Collected data:

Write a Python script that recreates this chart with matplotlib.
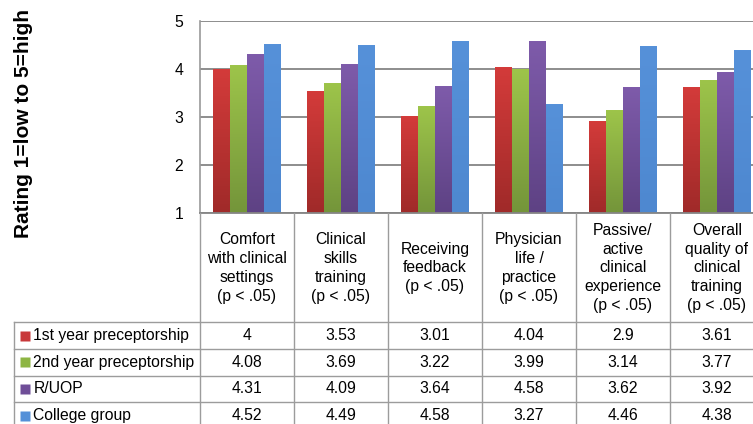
import numpy as np
import matplotlib
matplotlib.use('Agg')
import matplotlib.pyplot as plt
from matplotlib.colors import LinearSegmentedColormap

plt.rcParams['font.family'] = ['Liberation Sans', 'DejaVu Sans']

categories = ['Comfort\nwith clinical\nsettings\n(p < .05)',
              'Clinical\nskills\ntraining\n(p < .05)',
              'Receiving\nfeedback\n(p < .05)',
              'Physician\nlife /\npractice\n(p < .05)',
              'Passive/\nactive\nclinical\nexperience\n(p < .05)',
              'Overall\nquality of\nclinical\ntraining\n(p < .05)']
series = ['1st year preceptorship', '2nd year preceptorship', 'R/UOP', 'College group']
first_year = [4, 3.53, 3.01, 4.04, 2.9, 3.61]
second_year = [4.08, 3.69, 3.22, 3.99, 3.14, 3.77]
ruop = [4.31, 4.09, 3.64, 4.58, 3.62, 3.92]
college = [4.52, 4.49, 4.58, 3.27, 4.46, 4.38]
values = [first_year, second_year, ruop, college]
# (top colour, bottom colour) for the gradient fill
colors = [('#D33B3A', '#A02A29'), ('#9DC44A', '#74953A'),
          ('#7E5BAA', '#5E4284'), ('#5691D9', '#4E88D0')]
flat = ['#C8383A', '#8DB543', '#6F4E98', '#5490D8']

W, H = 753, 424
fig = plt.figure(figsize=(W / 100, H / 100), dpi=100)

# plot area in pixels: left 200, column width 94, y=5 at 21px, y=1 at 213px
col_w = 94
x0 = 200
fs = 11.3
ax = fig.add_axes([x0 / W, (H - 213) / H, 6 * col_w / W, 192 / H])
ax.set_xlim(-0.5, 5.5)
ax.set_ylim(1, 5)
ax.set_yticks([1, 2, 3, 4, 5])
ax.set_yticklabels(['1', '2', '3', '4', '5'], fontsize=fs)
ax.tick_params(axis='y', length=0, pad=12)
ax.set_xticks([])
ax.yaxis.grid(True, color='#858585', lw=1.3)
ax.set_axisbelow(True)
for s in ['top', 'right', 'bottom']:
    ax.spines[s].set_visible(False)
ax.spines['left'].set_color('#9a9a9a')
ax.spines['left'].set_linewidth(1.2)

x = np.arange(len(categories))
bw = 17 / col_w
grad = np.linspace(1, 0, 64).reshape(-1, 1)
for k, vals in enumerate(values):
    cmap = LinearSegmentedColormap.from_list('c%d' % k, [colors[k][1], colors[k][0]])
    offs = (k - 1.5) * bw
    bars = ax.bar(x + offs, np.array(vals) - 1, bw, bottom=1, color='none',
                  edgecolor='none', zorder=3)
    for b in bars:
        bx, by = b.get_x(), b.get_y()
        ax.imshow(grad, cmap=cmap, aspect='auto', zorder=3,
                  extent=[bx, bx + b.get_width(), by, by + b.get_height()],
                  vmin=0, vmax=1)
ax.set_xlim(-0.5, 5.5)
ax.set_ylim(1, 5)

# y label
fig.text(24 / W, 1 - 124 / H, 'Rating 1=low to 5=high', rotation=90,
         fontsize=15, fontweight='bold', ha='center', va='center')

# data table drawn in an overlay with pixel coordinates
tab = fig.add_axes([0, 0, 1, 1])
tab.set_xlim(0, W)
tab.set_ylim(H, 0)
tab.axis('off')
lc = '#9c9c9c'
right = x0 + 6 * col_w
row_lines = [322, 349, 375.5, 402, 429]
tab.plot([x0, right], [213, 213], color='#858585', lw=1.3)
for yl in row_lines:
    tab.plot([14, right], [yl, yl], color=lc, lw=1)
tab.plot([14, 14], [322, 429], color=lc, lw=1)
for i in range(7):
    xv = x0 + i * col_w
    tab.plot([xv, xv], [213, 429], color=lc, lw=1)

for i, cat in enumerate(categories):
    cx = x0 + (i + 0.5) * col_w
    tab.text(cx, 268, cat, ha='center', va='center', fontsize=fs,
             linespacing=1.32)
    for r in range(4):
        cy = (row_lines[r] + row_lines[r + 1]) / 2
        v = values[r][i]
        tab.text(cx, cy, ('%g' % v), ha='center', va='center', fontsize=fs)

for r, name in enumerate(series):
    cy = (row_lines[r] + row_lines[r + 1]) / 2
    tab.plot([25], [cy], marker='s', ms=7.8, color=flat[r], mec='none')
    tab.text(33.5, cy, name, ha='left', va='center', fontsize=fs)

fig.savefig('out.png', dpi=100)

What to work on: Output the material word for word, omitting its pictures.

Response to this exercise:
Write a Python script that recreates this chart with matplotlib.
import numpy as np
import matplotlib
matplotlib.use('Agg')
import matplotlib.pyplot as plt
from matplotlib.colors import LinearSegmentedColormap

plt.rcParams['font.family'] = ['Liberation Sans', 'DejaVu Sans']

categories = ['Comfort\nwith clinical\nsettings\n(p < .05)',
              'Clinical\nskills\ntraining\n(p < .05)',
              'Receiving\nfeedback\n(p < .05)',
              'Physician\nlife /\npractice\n(p < .05)',
              'Passive/\nactive\nclinical\nexperience\n(p < .05)',
              'Overall\nquality of\nclinical\ntraining\n(p < .05)']
series = ['1st year preceptorship', '2nd year preceptorship', 'R/UOP', 'College group']
first_year = [4, 3.53, 3.01, 4.04, 2.9, 3.61]
second_year = [4.08, 3.69, 3.22, 3.99, 3.14, 3.77]
ruop = [4.31, 4.09, 3.64, 4.58, 3.62, 3.92]
college = [4.52, 4.49, 4.58, 3.27, 4.46, 4.38]
values = [first_year, second_year, ruop, college]
# (top colour, bottom colour) for the gradient fill
colors = [('#D33B3A', '#A02A29'), ('#9DC44A', '#74953A'),
          ('#7E5BAA', '#5E4284'), ('#5691D9', '#4E88D0')]
flat = ['#C8383A', '#8DB543', '#6F4E98', '#5490D8']

W, H = 753, 424
fig = plt.figure(figsize=(W / 100, H / 100), dpi=100)

# plot area in pixels: left 200, column width 94, y=5 at 21px, y=1 at 213px
col_w = 94
x0 = 200
fs = 11.3
ax = fig.add_axes([x0 / W, (H - 213) / H, 6 * col_w / W, 192 / H])
ax.set_xlim(-0.5, 5.5)
ax.set_ylim(1, 5)
ax.set_yticks([1, 2, 3, 4, 5])
ax.set_yticklabels(['1', '2', '3', '4', '5'], fontsize=fs)
ax.tick_params(axis='y', length=0, pad=12)
ax.set_xticks([])
ax.yaxis.grid(True, color='#858585', lw=1.3)
ax.set_axisbelow(True)
for s in ['top', 'right', 'bottom']:
    ax.spines[s].set_visible(False)
ax.spines['left'].set_color('#9a9a9a')
ax.spines['left'].set_linewidth(1.2)

x = np.arange(len(categories))
bw = 17 / col_w
grad = np.linspace(1, 0, 64).reshape(-1, 1)
for k, vals in enumerate(values):
    cmap = LinearSegmentedColormap.from_list('c%d' % k, [colors[k][1], colors[k][0]])
    offs = (k - 1.5) * bw
    bars = ax.bar(x + offs, np.array(vals) - 1, bw, bottom=1, color='none',
                  edgecolor='none', zorder=3)
    for b in bars:
        bx, by = b.get_x(), b.get_y()
        ax.imshow(grad, cmap=cmap, aspect='auto', zorder=3,
                  extent=[bx, bx + b.get_width(), by, by + b.get_height()],
                  vmin=0, vmax=1)
ax.set_xlim(-0.5, 5.5)
ax.set_ylim(1, 5)

# y label
fig.text(24 / W, 1 - 124 / H, 'Rating 1=low to 5=high', rotation=90,
         fontsize=15, fontweight='bold', ha='center', va='center')

# data table drawn in an overlay with pixel coordinates
tab = fig.add_axes([0, 0, 1, 1])
tab.set_xlim(0, W)
tab.set_ylim(H, 0)
tab.axis('off')
lc = '#9c9c9c'
right = x0 + 6 * col_w
row_lines = [322, 349, 375.5, 402, 429]
tab.plot([x0, right], [213, 213], color='#858585', lw=1.3)
for yl in row_lines:
    tab.plot([14, right], [yl, yl], color=lc, lw=1)
tab.plot([14, 14], [322, 429], color=lc, lw=1)
for i in range(7):
    xv = x0 + i * col_w
    tab.plot([xv, xv], [213, 429], color=lc, lw=1)

for i, cat in enumerate(categories):
    cx = x0 + (i + 0.5) * col_w
    tab.text(cx, 268, cat, ha='center', va='center', fontsize=fs,
             linespacing=1.32)
    for r in range(4):
        cy = (row_lines[r] + row_lines[r + 1]) / 2
        v = values[r][i]
        tab.text(cx, cy, ('%g' % v), ha='center', va='center', fontsize=fs)

for r, name in enumerate(series):
    cy = (row_lines[r] + row_lines[r + 1]) / 2
    tab.plot([25], [cy], marker='s', ms=7.8, color=flat[r], mec='none')
    tab.text(33.5, cy, name, ha='left', va='center', fontsize=fs)

fig.savefig('out.png', dpi=100)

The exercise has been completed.